## What is being asked
Retype, exactly as they stand, the lines from the start of the data to the line that contains "import plotly.graph_objects as go", both ends included. Leave the pictures out.

## Provided material

§ §

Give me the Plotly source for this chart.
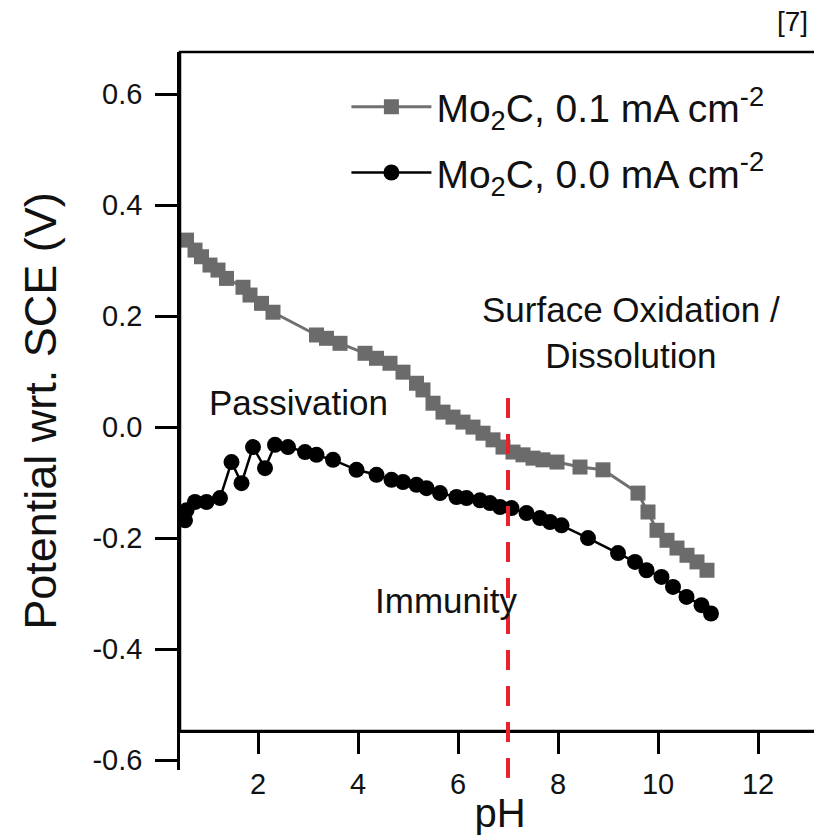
import plotly.graph_objects as go

# Mo2C, 0.1 mA cm-2 (gray squares)
ph_01 = [0.57, 0.74, 0.87, 1.04, 1.20, 1.37, 1.70, 1.84, 2.07, 2.30, 3.17, 3.37, 3.64, 4.14, 4.37,
         4.64, 4.90, 5.17, 5.30, 5.50, 5.70, 5.90, 6.10, 6.30, 6.50, 6.70, 6.90, 7.10, 7.30, 7.50,
         7.70, 7.98, 8.44, 8.90, 9.60, 9.80, 9.98, 10.18, 10.38, 10.58, 10.78, 10.98]
v_01 = [0.337, 0.319, 0.307, 0.292, 0.283, 0.268, 0.252, 0.238, 0.223, 0.207, 0.166, 0.160, 0.151,
        0.133, 0.124, 0.115, 0.099, 0.079, 0.067, 0.043, 0.027, 0.018, 0.009, 0.000, -0.011, -0.023,
        -0.036, -0.045, -0.050, -0.056, -0.059, -0.063, -0.072, -0.077, -0.119, -0.153, -0.186,
        -0.204, -0.218, -0.231, -0.243, -0.258]

# Mo2C, 0.0 mA cm-2 (black circles)
ph_00 = [0.54, 0.57, 0.74, 0.97, 1.24, 1.47, 1.67, 1.90, 2.14, 2.34, 2.60, 2.94, 3.17, 3.50, 3.97,
         4.37, 4.67, 4.90, 5.17, 5.37, 5.64, 5.97, 6.17, 6.44, 6.64, 6.84, 7.07, 7.37, 7.64, 7.84,
         8.07, 8.60, 9.20, 9.54, 9.77, 10.07, 10.30, 10.57, 10.87, 11.06]
v_00 = [-0.168, -0.150, -0.135, -0.135, -0.128, -0.063, -0.101, -0.036, -0.074, -0.032, -0.036,
        -0.045, -0.050, -0.059, -0.077, -0.086, -0.095, -0.099, -0.104, -0.110, -0.119, -0.126,
        -0.128, -0.132, -0.137, -0.144, -0.146, -0.155, -0.164, -0.171, -0.177, -0.200, -0.227,
        -0.243, -0.258, -0.270, -0.288, -0.306, -0.321, -0.336]

x_ticks = [2, 4, 6, 8, 10, 12]
y_ticks = [-0.6, -0.4, -0.2, 0.0, 0.2, 0.4, 0.6]
y_ticktext = ["-0.6", "-0.4", "-0.2", "0.0", "0.2", "0.4", "0.6"]
neutral_ph = 7

FONT = "Liberation Sans, Arial, sans-serif"
TXT = "#111"

fig = go.Figure()
fig.add_trace(go.Scatter(
    x=ph_01, y=v_01, mode="lines+markers",
    name="Mo<sub>2</sub>C, 0.1 mA cm<sup>-2</sup>",
    line=dict(color="#707070", width=3),
    marker=dict(symbol="square", size=15, color="#6b6b6b"),
    legendgroup="a",
))
fig.add_trace(go.Scatter(
    x=ph_00, y=v_00, mode="lines+markers",
    name="Mo<sub>2</sub>C, 0.0 mA cm<sup>-2</sup>",
    line=dict(color="black", width=2.5),
    marker=dict(symbol="circle", size=16, color="black"),
    legendgroup="b",
))

xpos = 0.0543
fig.update_layout(
    width=814, height=827,
    margin=dict(l=172, r=2, t=44, b=65),
    paper_bgcolor="white", plot_bgcolor="white",
    font=dict(family=FONT, color=TXT),
    showlegend=True,
    legend=dict(x=0.26, y=0.968, xanchor="left", yanchor="top",
                font=dict(size=39, family=FONT, color=TXT),
                itemwidth=80, tracegroupgap=12, traceorder="grouped",
                bgcolor="rgba(0,0,0,0)"),
    xaxis=dict(range=[0.44, 13.24], anchor="free", position=xpos,
               showline=True, linewidth=2.5, linecolor="black",
               ticks="outside", ticklen=21, tickwidth=2.5, tickcolor="black",
               tickvals=x_ticks, tickfont=dict(size=29, family=FONT, color=TXT),
               ticklabelstandoff=5,
               showgrid=False, zeroline=False,
               title=dict(text="pH", font=dict(size=40, family=FONT, color=TXT), standoff=0)),
    yaxis=dict(range=[-0.618, 0.676],
               showline=True, linewidth=2.5, linecolor="black",
               ticks="outside", ticklen=22, tickwidth=2.5, tickcolor="black",
               tickvals=y_ticks, ticktext=y_ticktext,
               tickfont=dict(size=29, family=FONT, color=TXT),
               ticklabelstandoff=7,
               showgrid=False, zeroline=False,
               title=dict(text="Potential wrt. SCE (V)", font=dict(size=45, family=FONT, color=TXT),
                          standoff=22)),
    shapes=[
        dict(type="rect", xref="paper", yref="paper", x0=0, x1=1, y0=xpos, y1=1,
             line=dict(color="black", width=2.5), fillcolor="rgba(0,0,0,0)", layer="above"),
        dict(type="line", xref="x", yref="paper", x0=neutral_ph, x1=neutral_ph, y0=-0.011, y1=0.539,
             line=dict(color="#e8212b", width=4, dash="20px,16px"), layer="above"),
    ],
    annotations=[
        dict(text="[7]", xref="paper", yref="paper", x=0.984, y=1.042, xanchor="right", yanchor="middle",
             showarrow=False, font=dict(size=28, family=FONT, color=TXT)),
        dict(text="Surface Oxidation /<br>Dissolution", xref="x", yref="y", x=9.45, y=0.17,
             showarrow=False, font=dict(size=35, family=FONT, color=TXT), align="center"),
        dict(text="Passivation", xref="x", yref="y", x=2.8, y=0.045,
             showarrow=False, font=dict(size=35, family=FONT, color=TXT)),
        dict(text="Immunity", xref="x", yref="y", x=5.75, y=-0.312,
             showarrow=False, font=dict(size=35, family=FONT, color=TXT)),
    ],
)

fig.write_html("out.html")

§ §

## Solution below
Give me the Plotly source for this chart.
import plotly.graph_objects as go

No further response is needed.